> _DIRECTIONS_: Can you transcribe the data exactly? Leave the pictures out.

-- Start --

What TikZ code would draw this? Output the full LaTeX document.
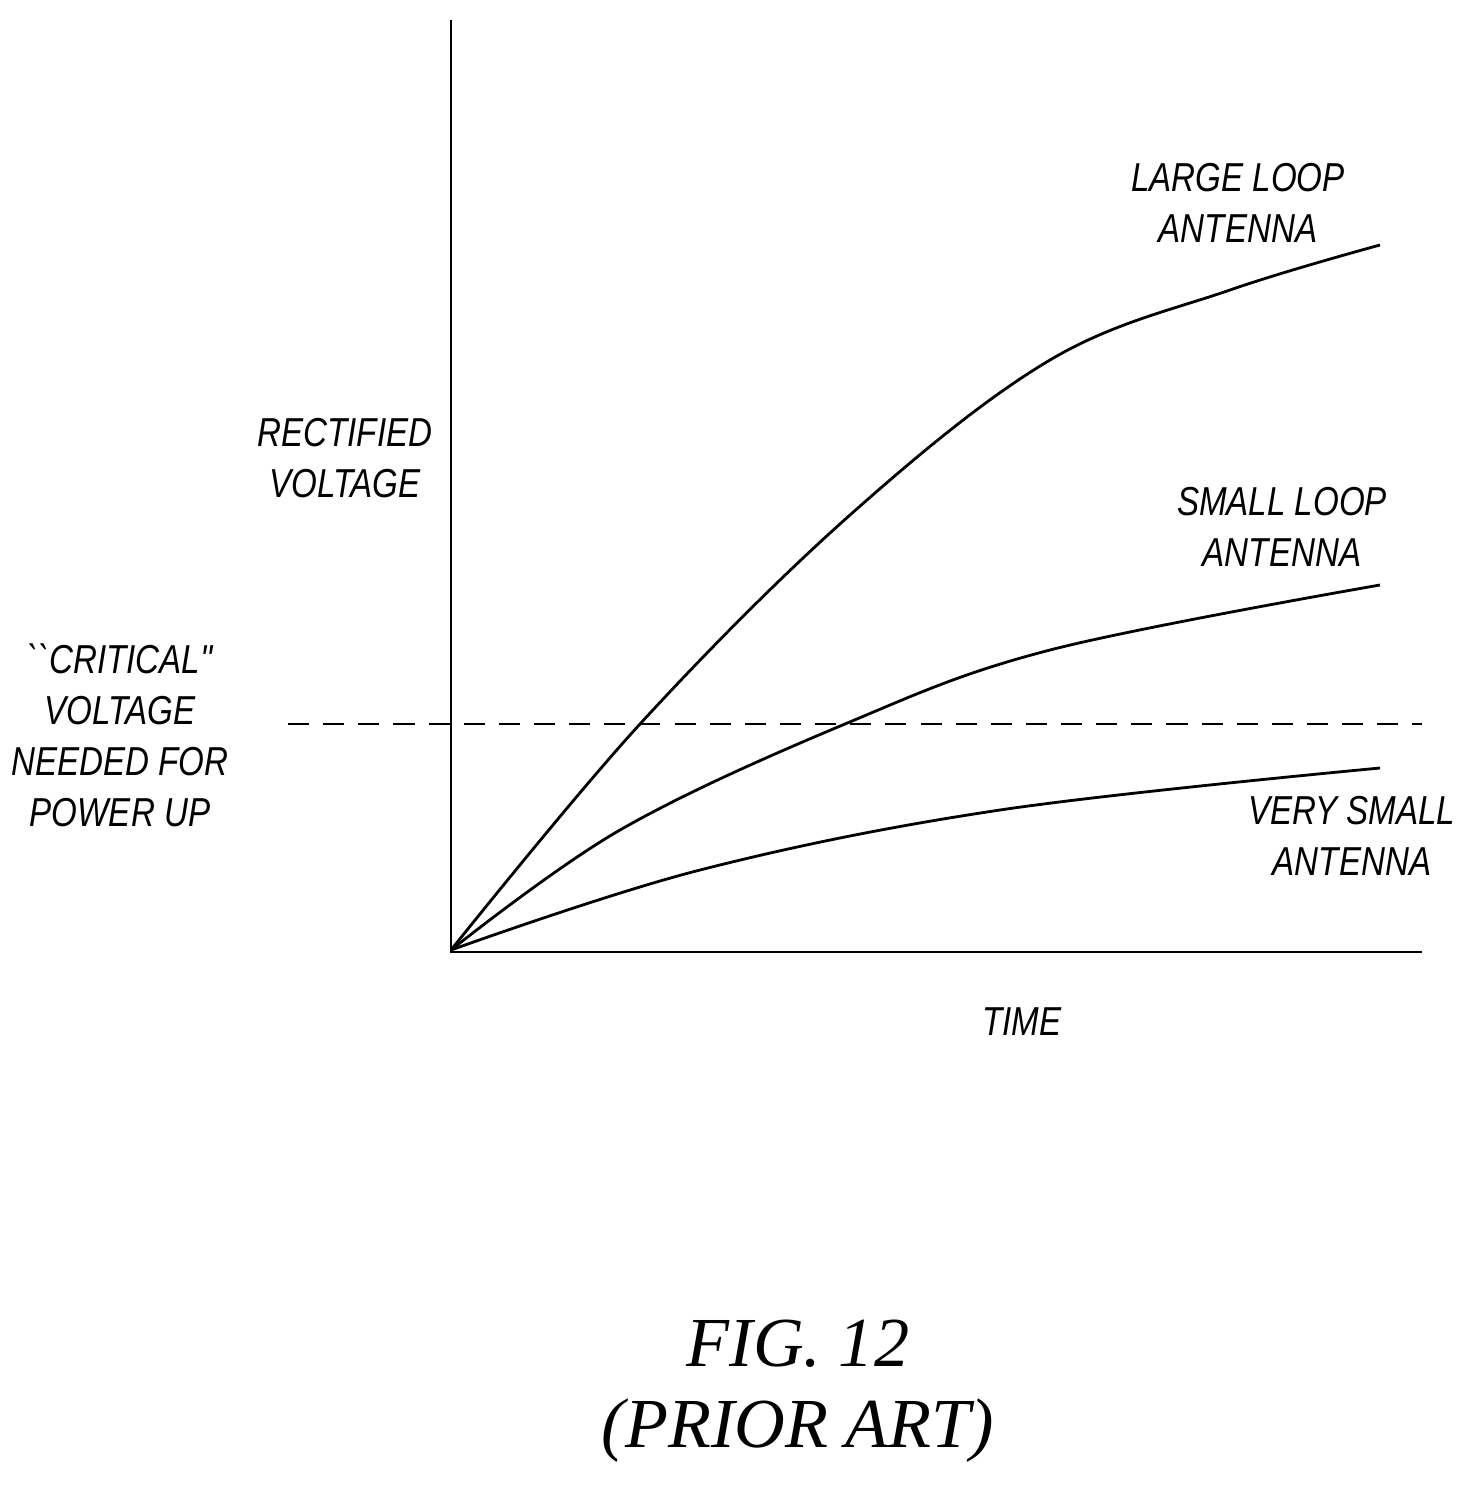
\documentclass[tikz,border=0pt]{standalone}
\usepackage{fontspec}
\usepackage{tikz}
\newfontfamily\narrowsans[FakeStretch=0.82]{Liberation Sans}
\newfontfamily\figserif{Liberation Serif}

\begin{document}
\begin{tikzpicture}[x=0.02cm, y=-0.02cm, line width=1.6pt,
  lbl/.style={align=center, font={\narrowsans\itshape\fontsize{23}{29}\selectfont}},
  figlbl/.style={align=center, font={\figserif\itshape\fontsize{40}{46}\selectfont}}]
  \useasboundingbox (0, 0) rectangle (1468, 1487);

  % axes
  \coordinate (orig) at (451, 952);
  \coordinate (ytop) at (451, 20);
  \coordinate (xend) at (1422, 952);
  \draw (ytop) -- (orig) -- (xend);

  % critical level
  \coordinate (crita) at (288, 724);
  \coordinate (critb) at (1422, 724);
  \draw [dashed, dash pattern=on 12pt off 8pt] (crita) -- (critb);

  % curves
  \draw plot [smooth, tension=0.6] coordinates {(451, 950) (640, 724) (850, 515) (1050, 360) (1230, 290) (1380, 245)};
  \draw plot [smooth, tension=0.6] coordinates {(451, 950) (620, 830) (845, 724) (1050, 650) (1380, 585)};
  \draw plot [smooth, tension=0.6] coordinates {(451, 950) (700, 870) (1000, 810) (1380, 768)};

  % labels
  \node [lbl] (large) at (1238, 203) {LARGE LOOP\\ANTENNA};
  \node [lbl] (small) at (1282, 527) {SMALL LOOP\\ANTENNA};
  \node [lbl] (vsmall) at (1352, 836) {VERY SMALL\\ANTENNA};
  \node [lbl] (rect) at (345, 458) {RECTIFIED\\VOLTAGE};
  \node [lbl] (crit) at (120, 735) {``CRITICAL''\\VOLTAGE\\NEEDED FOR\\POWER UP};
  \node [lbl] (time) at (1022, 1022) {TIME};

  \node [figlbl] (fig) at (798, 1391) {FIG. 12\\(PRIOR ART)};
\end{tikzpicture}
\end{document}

-- End --

> _IN RESPONSE_:
What TikZ code would draw this? Output the full LaTeX document.
\documentclass[tikz,border=0pt]{standalone}
\usepackage{fontspec}
\usepackage{tikz}
\newfontfamily\narrowsans[FakeStretch=0.82]{Liberation Sans}
\newfontfamily\figserif{Liberation Serif}

\begin{document}
\begin{tikzpicture}[x=0.02cm, y=-0.02cm, line width=1.6pt,
  lbl/.style={align=center, font={\narrowsans\itshape\fontsize{23}{29}\selectfont}},
  figlbl/.style={align=center, font={\figserif\itshape\fontsize{40}{46}\selectfont}}]
  \useasboundingbox (0, 0) rectangle (1468, 1487);

  % axes
  \coordinate (orig) at (451, 952);
  \coordinate (ytop) at (451, 20);
  \coordinate (xend) at (1422, 952);
  \draw (ytop) -- (orig) -- (xend);

  % critical level
  \coordinate (crita) at (288, 724);
  \coordinate (critb) at (1422, 724);
  \draw [dashed, dash pattern=on 12pt off 8pt] (crita) -- (critb);

  % curves
  \draw plot [smooth, tension=0.6] coordinates {(451, 950) (640, 724) (850, 515) (1050, 360) (1230, 290) (1380, 245)};
  \draw plot [smooth, tension=0.6] coordinates {(451, 950) (620, 830) (845, 724) (1050, 650) (1380, 585)};
  \draw plot [smooth, tension=0.6] coordinates {(451, 950) (700, 870) (1000, 810) (1380, 768)};

  % labels
  \node [lbl] (large) at (1238, 203) {LARGE LOOP\\ANTENNA};
  \node [lbl] (small) at (1282, 527) {SMALL LOOP\\ANTENNA};
  \node [lbl] (vsmall) at (1352, 836) {VERY SMALL\\ANTENNA};
  \node [lbl] (rect) at (345, 458) {RECTIFIED\\VOLTAGE};
  \node [lbl] (crit) at (120, 735) {``CRITICAL''\\VOLTAGE\\NEEDED FOR\\POWER UP};
  \node [lbl] (time) at (1022, 1022) {TIME};

  \node [figlbl] (fig) at (798, 1391) {FIG. 12\\(PRIOR ART)};
\end{tikzpicture}
\end{document}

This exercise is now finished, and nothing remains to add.